**Do this**
Return the lines that follow, exactly as they appear, from the first through the one containing "import pandas as pd"; no pictures are to be included.

**Source data**
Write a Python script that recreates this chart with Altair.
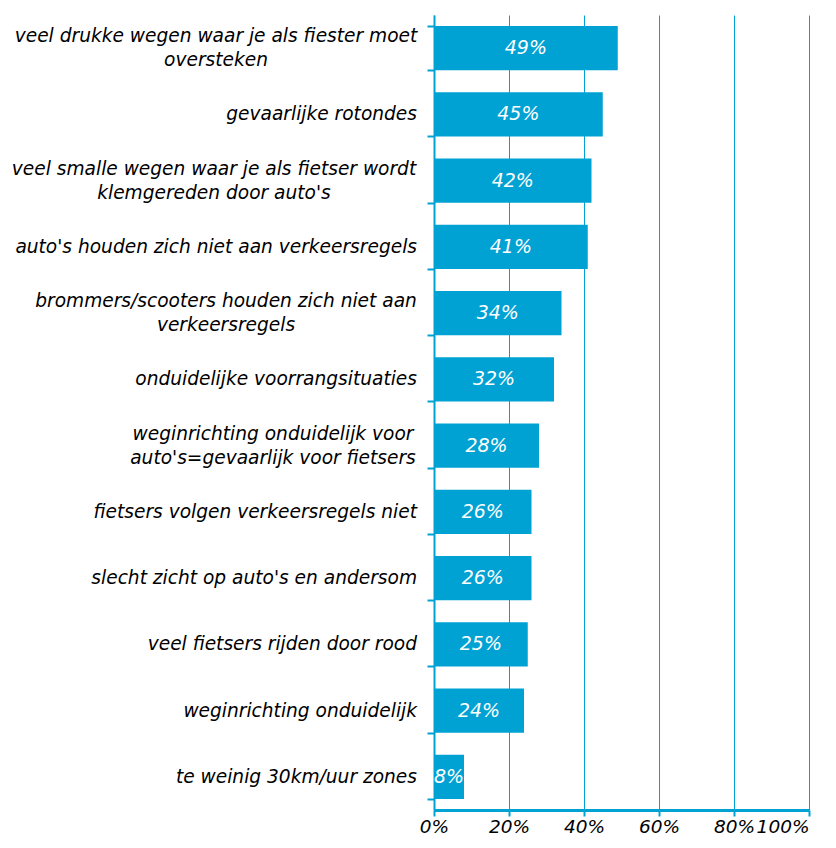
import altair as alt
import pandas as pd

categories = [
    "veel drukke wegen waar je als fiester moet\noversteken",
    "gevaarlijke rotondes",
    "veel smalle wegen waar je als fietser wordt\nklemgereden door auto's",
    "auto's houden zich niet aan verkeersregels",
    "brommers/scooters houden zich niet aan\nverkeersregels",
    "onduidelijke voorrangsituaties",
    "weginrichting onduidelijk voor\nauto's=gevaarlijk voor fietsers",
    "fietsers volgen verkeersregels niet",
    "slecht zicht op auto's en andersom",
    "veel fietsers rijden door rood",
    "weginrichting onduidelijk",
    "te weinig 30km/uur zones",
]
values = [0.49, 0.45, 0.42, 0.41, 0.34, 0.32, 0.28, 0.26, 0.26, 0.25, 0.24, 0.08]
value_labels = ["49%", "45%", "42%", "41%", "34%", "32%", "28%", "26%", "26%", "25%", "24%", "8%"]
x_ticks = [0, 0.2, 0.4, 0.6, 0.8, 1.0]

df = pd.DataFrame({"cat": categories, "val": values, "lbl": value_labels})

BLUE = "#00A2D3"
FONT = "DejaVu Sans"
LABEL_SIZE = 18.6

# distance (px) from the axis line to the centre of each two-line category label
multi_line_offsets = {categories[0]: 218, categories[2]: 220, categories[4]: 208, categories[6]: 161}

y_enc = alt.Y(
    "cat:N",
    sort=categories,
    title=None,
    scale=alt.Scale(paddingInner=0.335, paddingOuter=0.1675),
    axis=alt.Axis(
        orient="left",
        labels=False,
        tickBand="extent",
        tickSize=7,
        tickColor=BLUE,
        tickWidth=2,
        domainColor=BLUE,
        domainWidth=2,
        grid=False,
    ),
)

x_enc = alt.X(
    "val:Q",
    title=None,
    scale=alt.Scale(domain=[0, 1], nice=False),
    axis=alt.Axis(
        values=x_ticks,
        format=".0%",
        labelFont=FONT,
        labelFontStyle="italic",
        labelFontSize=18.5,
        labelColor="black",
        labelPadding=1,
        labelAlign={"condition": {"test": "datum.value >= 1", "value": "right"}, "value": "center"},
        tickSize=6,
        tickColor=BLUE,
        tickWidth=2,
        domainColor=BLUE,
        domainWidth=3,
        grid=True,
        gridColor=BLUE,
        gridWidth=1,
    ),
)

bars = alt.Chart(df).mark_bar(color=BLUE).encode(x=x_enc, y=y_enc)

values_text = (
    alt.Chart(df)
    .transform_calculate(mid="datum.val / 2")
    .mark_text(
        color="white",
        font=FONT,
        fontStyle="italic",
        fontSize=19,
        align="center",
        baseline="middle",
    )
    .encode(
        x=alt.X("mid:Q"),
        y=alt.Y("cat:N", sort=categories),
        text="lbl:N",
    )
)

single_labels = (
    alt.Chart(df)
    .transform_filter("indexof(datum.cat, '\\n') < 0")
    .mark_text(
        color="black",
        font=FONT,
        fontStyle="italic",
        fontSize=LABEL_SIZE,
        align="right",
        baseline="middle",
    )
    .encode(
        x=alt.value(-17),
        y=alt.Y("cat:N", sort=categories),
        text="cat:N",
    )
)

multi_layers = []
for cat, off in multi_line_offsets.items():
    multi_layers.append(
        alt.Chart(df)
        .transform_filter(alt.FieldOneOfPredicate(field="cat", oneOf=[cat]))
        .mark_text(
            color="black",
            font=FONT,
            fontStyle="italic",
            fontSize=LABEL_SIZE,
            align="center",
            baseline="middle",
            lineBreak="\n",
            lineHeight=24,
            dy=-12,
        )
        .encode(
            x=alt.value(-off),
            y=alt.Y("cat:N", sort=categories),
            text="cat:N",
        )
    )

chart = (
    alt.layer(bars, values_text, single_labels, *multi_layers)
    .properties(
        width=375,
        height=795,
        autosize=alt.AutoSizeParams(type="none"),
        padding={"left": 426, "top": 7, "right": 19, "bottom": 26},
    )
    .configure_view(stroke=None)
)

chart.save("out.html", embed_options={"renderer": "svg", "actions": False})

**Exercise solution**
Write a Python script that recreates this chart with Altair.
import altair as alt
import pandas as pd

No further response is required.